This article was published on SundayTimes on 28.08.2016 http://www.sundaytimes.lk/160828/news/flawed-approvals-of-mini-hydro-projects-spell-river-land-destruction-206573.html
Mini hydro power plants set up in sensitive areas can cause environmental damage and harm the biodiversity and ecosystem of forests, groups campaigning to protect Sri Lanka’s biodiversity and the environment have warned.
The Environmental Foundation Limited and Sri Lanka Jalani said this week that there are deficiencies in the approval process of plants sited in protected as well as ecologically-sensitive areas. They suggest that policy guidelines be developed on where such plants can be built.
Trees are felled, river banks are cleared causing erosion and and rocks are blasted to build these plants. Debris chokes the rivers.
A mini hydro power plant is built by building a weir (dam) to collect water which is then channeled to generate less than 10 megawatts. Already 145 such units are in operation and it is understood that more than 100 are being developed or under evaluation.
The Initial Environmental Examination is the main assessment that determines whether the environmental clearance should be granted for such plants. But there are serious inaccuracies or omissions, Dr Sevvandi Jayakody of Department of Aquaculture and Fisheries of Wayamba University, said. “Many of these IEEs contain a dubious list of animals and plants with important species present in the area missing. It is clear that those who conduct the IEEs either do not have proper subject knowledge, do it in a hurry, or biased.”
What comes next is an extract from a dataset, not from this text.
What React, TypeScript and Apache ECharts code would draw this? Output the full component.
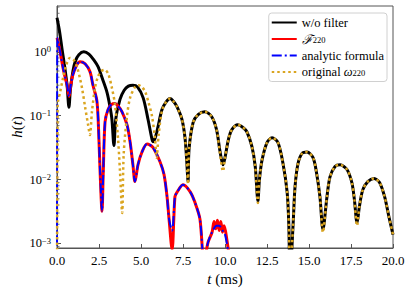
import React, { useEffect, useRef } from 'react';
import * as echarts from 'echarts';

// ---- data (t in ms, h(t)) ----
const woFilter: [number, number][] = [
  [0, 3.4], [0.15, 2.1], [0.3, 1.1], [0.45, 0.6], [0.6, 0.3], [0.71, 0.135],
  [0.8, 0.26], [0.95, 0.5], [1.1, 0.72], [1.3, 0.9], [1.6, 1.0], [1.9, 0.92], [2.2, 0.74],
  [2.45, 0.58], [2.7, 0.38], [2.98, 0.23], [3.15, 0.14], [3.27, 0.087], [3.39, 0.034],
  [3.5, 0.09], [3.75, 0.18], [4.0, 0.25], [4.25, 0.29], [4.52, 0.3], [4.8, 0.28], [5.13, 0.19],
  [5.42, 0.087], [5.6, 0.05], [5.71, 0.039], [5.85, 0.045], [6.0, 0.065], [6.25, 0.125],
  [6.5, 0.165], [6.73, 0.185], [6.95, 0.165], [7.14, 0.138], [7.44, 0.087], [7.62, 0.045],
  [7.72, 0.02], [7.8, 0.0093], [7.86, 0.03], [8.1, 0.078], [8.4, 0.104], [8.8, 0.115],
  [9.2, 0.097], [9.5, 0.06], [9.7, 0.028], [9.88, 0.017], [10.0, 0.022], [10.2, 0.042],
  [10.4, 0.06], [10.77, 0.072], [11.05, 0.066], [11.3, 0.056], [11.6, 0.033], [11.8, 0.016],
  [11.96, 0.0046], [12.05, 0.01], [12.2, 0.02], [12.5, 0.038], [12.8, 0.045], [13.15, 0.038],
  [13.45, 0.018], [13.7, 0.0063], [13.8, 0.0019], [13.87, 0.0003], [14.05, 0.0019],
  [14.17, 0.0078], [14.35, 0.018], [14.6, 0.026], [14.88, 0.027], [15.24, 0.022],
  [15.45, 0.0127], [15.65, 0.0054], [15.83, 0.00166], [16.07, 0.0054], [16.25, 0.011],
  [16.55, 0.016], [16.85, 0.017], [17.26, 0.0144], [17.55, 0.009], [17.7, 0.0049],
  [17.86, 0.0021], [18.0, 0.0038], [18.2, 0.0069], [18.5, 0.0093], [18.87, 0.0104],
  [19.2, 0.009], [19.5, 0.0054], [19.76, 0.0026], [20, 0.00138],
];

const filterF220: [number, number][] = [
  [0, 1.65], [0.1, 1.3], [0.2, 0.95], [0.36, 0.56], [0.5, 0.38], [0.6, 0.3], [0.72, 0.2],
  [0.82, 0.3], [0.95, 0.44], [1.19, 0.63], [1.37, 0.7], [1.67, 0.65], [1.96, 0.49],
  [2.14, 0.3], [2.38, 0.166], [2.5, 0.04], [2.56, 0.0144], [2.68, 0.0032], [2.75, 0.012],
  [2.86, 0.08], [3.04, 0.125], [3.25, 0.15], [3.45, 0.155], [3.65, 0.14], [3.87, 0.115],
  [4.17, 0.072], [4.35, 0.039], [4.52, 0.017], [4.64, 0.0093], [4.82, 0.017], [5.06, 0.027],
  [5.36, 0.036], [5.71, 0.032], [6.13, 0.019], [6.37, 0.012], [6.55, 0.0054], [6.67, 0.0024],
  [6.85, 0.0008], [7.02, 0.0054], [7.14, 0.0063], [7.5, 0.0083], [7.92, 0.0065],
  [8.21, 0.0044], [8.51, 0.0024], [8.75, 0.0005], [8.99, 0.00104], [9.23, 0.0015],
  [9.35, 0.0022], [9.45, 0.0017], [9.55, 0.0023], [9.65, 0.0016], [9.75, 0.0022],
  [9.85, 0.0015], [9.95, 0.0019], [10.1, 0.0012], [10.3, 0.0005],
];

const analyticFormula: [number, number][] = [
  [0, 0.00001], [0.02, 1.65], [0.1, 1.3], [0.2, 0.95], [0.36, 0.56], [0.5, 0.38], [0.6, 0.3],
  [0.72, 0.2], [0.82, 0.3], [0.95, 0.44], [1.19, 0.63], [1.37, 0.7], [1.67, 0.65],
  [1.96, 0.49], [2.14, 0.3], [2.38, 0.166], [2.5, 0.04], [2.56, 0.0144], [2.68, 0.0032],
  [2.75, 0.012], [2.86, 0.08], [3.04, 0.125], [3.25, 0.15], [3.45, 0.155], [3.65, 0.14],
  [3.87, 0.115], [4.17, 0.072], [4.35, 0.039], [4.52, 0.017], [4.64, 0.0093], [4.82, 0.017],
  [5.06, 0.027], [5.36, 0.036], [5.71, 0.032], [6.13, 0.019], [6.37, 0.012], [6.55, 0.0054],
  [6.67, 0.0024], [6.85, 0.0016], [7.02, 0.0054], [7.14, 0.0063], [7.5, 0.0083],
  [7.92, 0.0065], [8.21, 0.0044], [8.51, 0.0024], [8.75, 0.0005], [8.99, 0.00104],
  [9.23, 0.0015], [9.5, 0.0019], [9.65, 0.0019], [9.85, 0.0016], [10.0, 0.0014], [10.3, 0.0005],
];

const originalOmega: [number, number][] = [
  [0, 0.00001], [0.04, 0.15], [0.18, 0.23], [0.36, 0.39], [0.55, 0.62], [0.77, 0.8],
  [1.0, 0.74], [1.19, 0.58], [1.35, 0.4], [1.49, 0.27], [1.67, 0.138], [1.85, 0.072],
  [1.96, 0.05], [2.08, 0.115], [2.26, 0.27], [2.44, 0.41], [2.65, 0.5], [2.85, 0.52],
  [3.05, 0.45], [3.27, 0.27], [3.45, 0.15], [3.63, 0.045], [3.75, 0.0133], [3.88, 0.003],
  [3.97, 0.025], [4.17, 0.1], [4.35, 0.19], [4.64, 0.28], [4.85, 0.3], [5.05, 0.28],
  [5.24, 0.24], [5.45, 0.16], [5.65, 0.1], [5.83, 0.045], [5.93, 0.022], [6.05, 0.05],
  [6.25, 0.12], [6.5, 0.165], [6.73, 0.185], [6.95, 0.165], [7.14, 0.138], [7.44, 0.087],
  [7.62, 0.045], [7.72, 0.02], [7.8, 0.0085], [7.86, 0.03], [8.1, 0.078], [8.4, 0.104],
  [8.8, 0.115], [9.2, 0.097], [9.5, 0.06], [9.7, 0.026], [9.88, 0.0135], [10.0, 0.022],
  [10.2, 0.042], [10.4, 0.06], [10.77, 0.072], [11.05, 0.066], [11.3, 0.056], [11.6, 0.033],
  [11.8, 0.016], [11.96, 0.0043], [12.05, 0.01], [12.2, 0.02], [12.5, 0.038], [12.8, 0.045],
  [13.15, 0.038], [13.45, 0.018], [13.7, 0.0063], [13.8, 0.0019], [13.87, 0.0003],
  [14.05, 0.0019], [14.17, 0.0078], [14.35, 0.018], [14.6, 0.026], [14.88, 0.027],
  [15.24, 0.022], [15.45, 0.0127], [15.65, 0.0054], [15.83, 0.0015], [16.07, 0.0054],
  [16.25, 0.011], [16.55, 0.016], [16.85, 0.017], [17.26, 0.0144], [17.55, 0.009],
  [17.7, 0.0049], [17.86, 0.0019], [18.0, 0.0038], [18.2, 0.0069], [18.5, 0.0093],
  [18.87, 0.0104], [19.2, 0.009], [19.5, 0.0054], [19.76, 0.0026], [20, 0.00138],
];

const seriesNames = ['w/o filter', 'F220', 'analytic formula', 'original ω220'];
const seriesColors = ['#000000', '#ff0000', '#0000ff', '#daa520'];
const xMin = 0;
const xMax = 20;
const xStep = 2.5;
const yMin = 0.00085;
const yMax = 5.2;

const FONT = '"Liberation Serif", "DejaVu Serif", serif';
const AXIS_COLOR = '#555555';

export default function App() {
  const ref = useRef<HTMLDivElement>(null);

  useEffect(() => {
    if (!ref.current) return;
    const chart = echarts.init(ref.current, undefined, { renderer: 'svg' });

    const option: any = {
      animation: false,
      backgroundColor: '#ffffff',
      grid: {
        left: 57, right: 22, top: 6, bottom: 47,
        show: true, borderColor: AXIS_COLOR, borderWidth: 1,
      },
      legend: {
        orient: 'vertical',
        right: 28,
        top: 13,
        itemWidth: 25,
        itemHeight: 10,
        itemGap: 3.5,
        padding: [3, 3, 3, 2],
        backgroundColor: 'rgba(255,255,255,0.85)',
        borderColor: '#d0d0d0',
        borderWidth: 1,
        borderRadius: 3,
        itemStyle: { opacity: 0, color: 'rgba(0,0,0,0)', borderWidth: 0 },
        data: seriesNames,
        formatter: (name: string) => {
          if (name === 'F220') return '{cal|ℱ}{sub|220}';
          if (name === 'original ω220') return 'original {it|ω}{sub|220}';
          return name;
        },
        textStyle: {
          fontFamily: FONT, fontSize: 12.5, color: '#000', lineHeight: 11, padding: [0, 0, 0, 0],
          rich: {
            cal: { fontFamily: FONT, fontSize: 13, fontStyle: 'italic', lineHeight: 11 },
            it: { fontFamily: FONT, fontSize: 12.5, fontStyle: 'italic', lineHeight: 11 },
            sub: { fontFamily: FONT, fontSize: 8.5, lineHeight: 8, verticalAlign: 'bottom' },
          },
        },
      },
      xAxis: {
        type: 'value',
        min: xMin, max: xMax, interval: xStep,
        axisLine: { show: true, lineStyle: { color: AXIS_COLOR, width: 1 } },
        axisTick: { show: true, inside: true, length: 4, lineStyle: { color: AXIS_COLOR } },
        splitLine: { show: false },
        axisLabel: {
          margin: 6, color: '#000', fontFamily: FONT, fontSize: 13,
          formatter: (v: number) => v.toFixed(1),
        },
      },
      yAxis: {
        type: 'log',
        logBase: 10,
        min: yMin, max: yMax,
        axisLine: { show: true, lineStyle: { color: AXIS_COLOR, width: 1 } },
        axisTick: { show: true, inside: true, length: 4, lineStyle: { color: AXIS_COLOR } },
        splitLine: { show: false },
        axisLabel: {
          margin: 6, color: '#000', fontFamily: FONT,
          showMinLabel: false, showMaxLabel: false,
          formatter: (v: number) => {
            const e = Math.log10(v);
            const r = Math.round(e);
            if (Math.abs(e - r) > 1e-6) return '';
            const s = r < 0 ? '\u2212' + String(-r) : String(r);
            return '{b|10}{sup|' + s + '}';
          },
          rich: {
            b: { fontFamily: FONT, fontSize: 12.5, color: '#000', lineHeight: 14 },
            sup: { fontFamily: FONT, fontSize: 8.5, color: '#000', lineHeight: 8, verticalAlign: 'top' },
          },
        },
      },
      series: [
        {
          name: seriesNames[0], type: 'line', data: woFilter, symbol: 'none', smooth: 0.3,
          lineStyle: { color: seriesColors[0], width: 3 }, itemStyle: { color: seriesColors[0] }, z: 2,
        },
        {
          name: seriesNames[1], type: 'line', data: filterF220, symbol: 'none', smooth: 0.3,
          lineStyle: { color: seriesColors[1], width: 3 }, itemStyle: { color: seriesColors[1] }, z: 3,
        },
        {
          name: seriesNames[2], type: 'line', data: analyticFormula, symbol: 'none', smooth: 0.3,
          lineStyle: { color: seriesColors[2], width: 2, type: [10, 3, 2, 3] },
          itemStyle: { color: seriesColors[2] }, z: 4,
        },
        {
          name: seriesNames[3], type: 'line', data: originalOmega, symbol: 'none', smooth: 0.3,
          lineStyle: { color: seriesColors[3], width: 2.5, type: [2.5, 3] },
          itemStyle: { color: seriesColors[3] }, z: 5,
        },
      ],
    };
    chart.setOption(option);

    // minor log ticks + axis titles
    const x0 = chart.convertToPixel({ xAxisIndex: 0 }, xMin) as number;
    const graphics: any[] = [];
    for (let e = -4; e <= 1; e++) {
      for (let k = 2; k <= 9; k++) {
        const v = k * Math.pow(10, e);
        if (v > yMin && v < yMax) {
          const y = chart.convertToPixel({ yAxisIndex: 0 }, v) as number;
          graphics.push({
            type: 'line', silent: true,
            shape: { x1: x0, y1: y, x2: x0 + 2.5, y2: y },
            style: { stroke: AXIS_COLOR, lineWidth: 0.8 },
          });
        }
      }
    }
    graphics.push({
      type: 'text', x: 225, y: 279, silent: true,
      style: {
        text: '{i|t} (ms)', align: 'center', verticalAlign: 'middle',
        textAlign: 'center', textVerticalAlign: 'middle',
        font: '15px ' + FONT, fill: '#000',
        rich: {
          i: { fontFamily: FONT, fontSize: 15, fontStyle: 'italic', fill: '#000' },
        },
      },
    });
    graphics.push({
      type: 'text', x: 17, y: 127, rotation: Math.PI / 2, silent: true,
      style: {
        text: '{i|h}({i|t})', align: 'center', verticalAlign: 'middle',
        textAlign: 'center', textVerticalAlign: 'middle',
        font: '15px ' + FONT, fill: '#000',
        rich: {
          i: { fontFamily: FONT, fontSize: 15, fontStyle: 'italic', fill: '#000' },
        },
      },
    });
    chart.setOption({ graphic: graphics });

    return () => chart.dispose();
  }, []);

  return (
    <div
      ref={ref}
      style={{ position: 'absolute', left: 0, top: 0, width: 415, height: 295, background: '#fff' }}
    />
  );
}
Rather than doing IEEs on a single project basis, it is important to assess the environmental impact on a whole stretch of river to assess the collective impact on the river, she said.
Regulations require that a free flow of water in a river must be ensured to help maintain the ecosystems downstream.
“But we have serious concerns on accuracy of calculations of the amount of water that needs to be released as environment flow. Who ensures whether the flow is constantly being monitored day and night?” asked Dr Jayakody emphasizing the importance of regular post-monitoring of operations of mini hydro plants.
Prof Ivan Silva who has a Phd in river ecology, said mini hydro power plants may help reduce carbon dioxide emissions, but one must take into account the destruction caused by the felling of trees to build projects.
Sections of river that dry out can also create water pools that could generate methane, which is a worse than green house gases.
Environmental Lawyer Jagath Gunawardane, pointed out the need for more serious environmental impact assessments for mini hydro power plants in highly environmentally-sensitive areas. He also questioned the ethical integrity of some experts who conduct IEEs while sitting on panels that approve projects.
“Our aim is not merely to block the development process, but to make them sustainable,” EFL’s director, Shehara De Silva summed up.
|Regulators reveal holes in their buckets
The Sunday Times contacted Sustainable Energy Authority, Director General, Ranjith Pathmasiri, who noted that most viable hydro power projects have been completed and the authority is at present focusing on solar and wind power. Referring to its role in commissioning of mini hydro power projects, he said the main responsibility was to grant an energy permit for engaging in and carrying on of an on-grid renewable energy project.
The Central Environment Authority carries the main responsibility for environmental aspects of mini hydro projects, he said.
CEA Director General K. H. Muthukudaarachchi accepted there could be some issues with Initial Environmental Examinations handled by regional offices. He said that it has been decided that assessments for projects in sensitive areas be handled by the head office. Action will taken against projects where deficiencies are found.
When asked about post-monitoring of projects, the CEA head said it had to be a shared responsibility. The CEA does not have capacity to monitor by itself, he added.